Practical setup: recommended basics
If you’re setting up Electrum (or any SPV desktop wallet) today, here’s a short checklist I actually follow:
- Install from a trusted source and verify signatures.
- Use a hardware wallet when possible (Ledger, Trezor, etc.).
- Enable Tor for network privacy or connect to a list of trusted servers.
- Backup the seed—multiple copies, ideally offline.
- Consider running an Electrum server (Electrs/ElectrumX) if you want stronger trust assumptions.
Doing these reduces attack surface and keeps the workflow practical. It’s not overkill for someone dealing with significant amounts of BTC—thoughts on thresholds will differ; some consider $500 worth of BTC worth hardening, others much more.
When to run a full node instead
Full nodes are the highest standard for validation and censorship resistance. If you want absolute trustlessness—verify scripts, enforce consensus rules locally, and support the network—then run a node. But that comes with maintenance, disk, and bandwidth costs.
For many experienced users who value speed and convenience, Electrum + hardware wallet + optional personal Electrum server hits a sweet spot. On the other hand, supporting the ecosystem by running a full node is a public good.
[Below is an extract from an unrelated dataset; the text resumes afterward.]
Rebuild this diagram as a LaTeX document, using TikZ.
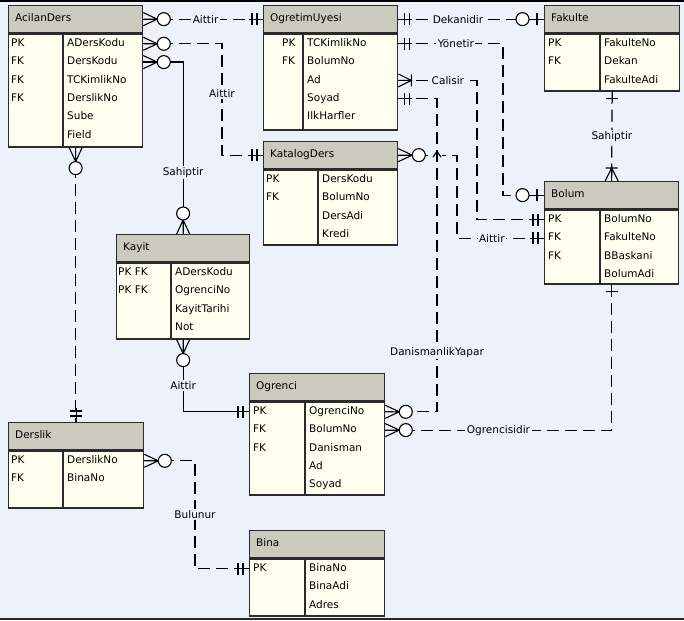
\documentclass[tikz,border=0pt]{standalone}
\usepackage{fontspec}
\setmainfont{DejaVu Sans}

\definecolor{canvas}{HTML}{EDF1F9}
\definecolor{headfill}{HTML}{CACABE}
\definecolor{bodyfill}{HTML}{FFFFF0}
\definecolor{framecol}{HTML}{2B2B2B}

\tikzset{
  erhead/.style={draw=framecol, line width=1.3pt, fill=headfill, inner sep=0pt, minimum height=27pt},
  erbody/.style={draw=framecol, line width=1.3pt, fill=bodyfill, inner sep=0pt},
  erline/.style={draw=framecol, line width=1.3pt},
  ertext/.style={inner sep=0pt, anchor=west, text height=8pt, text depth=2.5pt, font=\fontsize{10.5}{12}\selectfont},
  conn/.style={line width=1.2pt, black},
  dashedconn/.style={conn, dash pattern=on 12pt off 6pt},
  notat/.style={line width=1.1pt, black},
  lbl/.style={fill=canvas, inner sep=1.5pt, text=black, font=\fontsize{10.5}{12}\selectfont},
}

% table: name, top left, width, key column, key offset, body height, title, key/field list
\newcommand\erbox[8]{%
  \node[erhead, minimum width=#3pt, anchor=north west] (#1) at #2 {};
  \node[ertext] (#1-t) at ([xshift=7pt]#1.west) {#7};
  \node[erbody, minimum width=#3pt, minimum height=#6pt, anchor=north west] (#1-b) at (#1.south west) {};
  \draw[erline] ([xshift=#4pt]#1-b.north west) -- ([xshift=#4pt]#1-b.south west);
  \foreach \k/\f [count=\i] in {#8}{%
    \node[ertext] (#1-k\i) at ([xshift=#5pt, yshift={-(10.5+18.3*(\i-1))*1pt}]#1-b.north west) {\k};
    \node[ertext] (#1-f\i) at ([xshift={(#4+4)*1pt}, yshift={-(10.5+18.3*(\i-1))*1pt}]#1-b.north west) {\f};
  }%
}

% end marks, drawn outward from the table edge
\newcommand\nCrowO[2]{\begin{scope}[shift={(#1)}, rotate=#2]
  \draw[notat] (0,6.5) -- (14,0) -- (0,-6.5) (0,0) -- (14,0);
  \draw[notat, fill=white] (20.5,0) circle (6.5pt);
\end{scope}}
\newcommand\nCrowBar[2]{\begin{scope}[shift={(#1)}, rotate=#2]
  \draw[notat] (0,6.5) -- (13,0) -- (0,-6.5) (0,0) -- (13,0) (13,6) -- (13,-6);
\end{scope}}
\newcommand\nOne[2]{\begin{scope}[shift={(#1)}, rotate=#2]
  \draw[notat] (0,0) -- (14,0) (6,6) -- (6,-6) (11,6) -- (11,-6);
\end{scope}}
\newcommand\nBar[2]{\begin{scope}[shift={(#1)}, rotate=#2]
  \draw[notat] (0,0) -- (10,0) (7,6) -- (7,-6);
\end{scope}}
\newcommand\nZeroOne[2]{\begin{scope}[shift={(#1)}, rotate=#2]
  \draw[notat] (0,0) -- (15,0) (7,6) -- (7,-6);
  \draw[notat, fill=white] (21.5,0) circle (6.5pt);
\end{scope}}

\begin{document}
\begin{tikzpicture}[x=1pt, y=-1pt]
\useasboundingbox (0,0) rectangle (684,620);
\fill[canvas] (0,0) rectangle (684,620);
\draw[black, line width=2pt] (0,1) -- (684,1);
\draw[framecol, line width=2pt] (0,619) -- (684,619);

% tables
\erbox{acilan}{(8,5)}{134}{55}{3}{113}{AcilanDers}{PK/ADersKodu, FK/DersKodu, FK/TCKimlikNo, FK/DerslikNo, /Sube, /Field}
\erbox{ogretim}{(263,5)}{134}{40}{19}{96}{OgretimUyesi}{PK/TCKimlikNo, FK/BolumNo, /Ad, /Soyad, /IlkHarfler}
\erbox{fakulte}{(544,5)}{135}{56}{4}{57}{Fakulte}{PK/FakulteNo, FK/Dekan, /FakulteAdi}
\erbox{katalog}{(263,141)}{134}{55}{3}{75}{KatalogDers}{PK/DersKodu, FK/BolumNo, /DersAdi, /Kredi}
\erbox{bolum}{(544,181)}{134}{56}{4}{74}{Bolum}{PK/BolumNo, FK/FakulteNo, FK/BBaskani, /BolumAdi}
\erbox{kayit}{(116,234)}{133}{55}{2}{76}{Kayit}{PK FK/ADersKodu, PK FK/OgrenciNo, /KayitTarihi, /Not}
\erbox{ogrenci}{(249,373)}{135}{56}{4}{93}{Ogrenci}{PK/OgrenciNo, FK/BolumNo, FK/Danisman, /Ad, /Soyad}
\erbox{derslik}{(8,422)}{135}{55}{3}{57}{Derslik}{PK/DerslikNo, FK/BinaNo}
\erbox{bina}{(249,530)}{135}{56}{4}{57}{Bina}{PK/BinaNo, /BinaAdi, /Adres}

% bends
\coordinate (j1) at (222,0);
\coordinate (j2) at (195,0);
\coordinate (j3) at (437,0);
\coordinate (j4) at (457,0);
\coordinate (j5) at (503,0);
\coordinate (j6) at (477,0);

% relations
\draw[dashedconn] (acilan.east) -- node[lbl, pos=0.52] (r1) {Aittir} (ogretim.west);
\draw[dashedconn] (acilan-b.east |- acilan-f1) -- (j1 |- acilan-f1) -- node[lbl, pos=0.45] (r2) {Aittir} (j1 |- katalog.west) -- (katalog.west);
\draw[conn] (acilan-b.east |- acilan-f2) -| node[lbl, pos=0.82] (r3) {Sahiptir} (kayit.north);
\draw[dashedconn] (acilan-b.south) -- (acilan-b.south |- derslik.north);
\draw[conn] (kayit-b.south) |- node[lbl, pos=0.32] (r5) {Aittir} (ogrenci-b.west |- ogrenci-f1);
\draw[dashedconn] (derslik-b.east |- derslik-f1) -- (j2 |- derslik-f1) -- node[lbl] (r6) {Bulunur} (j2 |- bina-f1) -- (bina-b.west |- bina-f1);
\draw[dashedconn] (ogretim-b.east |- ogretim-f4) -- (j3 |- ogretim-f4) -- node[lbl, pos=0.81] (r7) {DanismanlikYapar} (j3 |- ogrenci-f1) -- (ogrenci-b.east |- ogrenci-f1);
\draw[dashedconn] (katalog.east) -- (j4 |- katalog.east) -- (j4 |- bolum-f2) -- node[lbl, pos=0.4] (r8) {Aittir} (bolum-b.west |- bolum-f2);
\draw[dashedconn] (ogretim-b.east |- ogretim-f1) -- node[lbl, pos=0.55] (r9) {Yönetir} (j5 |- ogretim-f1) -- (j5 |- bolum.west) -- (bolum.west);
\draw[dashedconn] (ogretim.east) -- node[lbl, pos=0.41] (r10) {Dekanidir} (fakulte.west);
\draw[dashedconn] (ogretim-b.east |- ogretim-f3) -- node[lbl, pos=0.63] (r11) {Calisir} (j6 |- ogretim-f3) -- (j6 |- bolum-f1) -- (bolum-b.west |- bolum-f1);
\draw[dashedconn] (fakulte-b.south) -- node[lbl] (r12) {Sahiptir} (bolum.north);
\draw[dashedconn] (bolum-b.south) |- node[lbl, pos=0.75] (r13) {Ogrencisidir} (ogrenci-b.east |- ogrenci-f2);

% line jump
\coordinate (hop) at (j3 |- katalog.east);
\fill[canvas] ([xshift=-5pt, yshift=-2pt]hop) rectangle ([xshift=5pt, yshift=2pt]hop);
\draw[notat] ([xshift=-4pt, yshift=-2pt]hop) -- ([yshift=4pt]hop) -- ([xshift=4pt, yshift=-2pt]hop);
\draw[notat] ([yshift=4pt]hop) -- ([yshift=-6pt]hop);

% end marks
\nCrowO{acilan.east}{0}
\nOne{ogretim.west}{180}
\nCrowO{acilan-b.east |- acilan-f1}{0}
\nOne{katalog.west}{180}
\nCrowO{acilan-b.east |- acilan-f2}{0}
\nCrowO{kayit.north}{90}
\nCrowO{acilan-b.south}{-90}
\nOne{derslik.north}{90}
\nCrowO{kayit-b.south}{-90}
\nOne{ogrenci-b.west |- ogrenci-f1}{180}
\nCrowO{derslik-b.east |- derslik-f1}{0}
\nOne{bina-b.west |- bina-f1}{180}
\nOne{ogretim-b.east |- ogretim-f4}{0}
\nCrowO{ogrenci-b.east |- ogrenci-f1}{0}
\nCrowO{katalog.east}{0}
\nOne{bolum-b.west |- bolum-f2}{180}
\nOne{ogretim-b.east |- ogretim-f1}{0}
\nZeroOne{bolum.west}{180}
\nOne{ogretim.east}{0}
\nZeroOne{fakulte.west}{180}
\nCrowBar{ogretim-b.east |- ogretim-f3}{0}
\nOne{bolum-b.west |- bolum-f1}{180}
\nBar{fakulte-b.south}{-90}
\nCrowBar{bolum.north}{90}
\nBar{bolum-b.south}{-90}
\nCrowO{ogrenci-b.east |- ogrenci-f2}{0}
\end{tikzpicture}
\end{document}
Do both if you can—run a node on a separate machine and use Electrum for key management if you prefer.
FAQ
Is Electrum safe for large balances?
Yes, if you combine it with hardware wallets and follow good operational security: verify installs, keep seeds offline, and optionally use a local Electrum server. Otherwise, consider a multisig setup or cold storage for very large sums.
Does Electrum expose my addresses to servers?
By default, Electrum queries servers for transaction history, which can reveal address metadata. Use Tor, trusted servers, or run your own server to reduce leakage.
Should I run an Electrum server?
If you care about reducing trust in third-party servers and want faster, more private lookups, yes. Tools like Electrs are lightweight and recommended if you already run a full node.